À l’aéroport de Pristina, la capitale du Kosovo, le visage rayonnant de Sanija Ameti s’étend sur un panneau publicitaire de plusieurs mètres de haut. La politicienne y souhaite un bon vol aux voyageurs en albanais. L’affiche les enjoint aussi à voter pour elle.
Sanija Ameti n’est pas candidate au Kosovo mais au Conseil national en Suisse. Représentante du Parti Vert’libéral (PVL / droite écologique), cette conseillère municipale zurichoise de 31 ans veut se faire élire à Berne lors des élections fédérales du mois d’octobre. Mais c’est à des centaines de kilomètres de la capitale fédérale qu’elle a donné le coup d’envoi de sa campagne électorale. Pourquoi?

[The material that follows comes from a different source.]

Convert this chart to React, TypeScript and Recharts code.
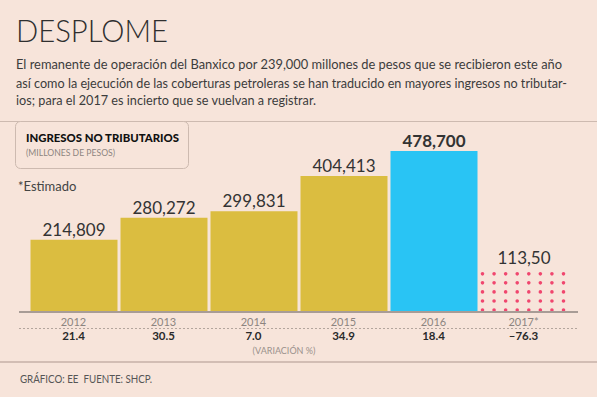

Environ 250’000 personnes issues de l’immigration kosovare vivent en Suisse, où elles constituent l’un des plus grands groupes d’étrangers. Chaque année, des centaines d’entre eux se font naturaliser. Selon l’Office fédéral de la statistiqueLien externe, près de 15’000 Kosovars ont obtenu le passeport rouge à croix blanche depuis 2018. En 2021, 33’000 doubles nationaux vivaient en Suisse. Seuls les ressortissants et ressortissantes d’Allemagne, d’Italie et de France ont obtenu davantage de naturalisations.
Jusqu’ici, la communauté kosovare ne figurait pas sur la carte des stratèges électoraux. Mais les choses changent. Sanija Ameti a fui l’actuelle Bosnie-Herzégovine avec sa famille lorsqu’elle était enfant. Aujourd’hui, elle appartient à une collectivité importante qui pèse en politique. Les voix de la diaspora kosovare pourraient être décisives pour emporter certains sièges. En conséquence, les partis se bousculent pour gagner les suffrages de cette communauté.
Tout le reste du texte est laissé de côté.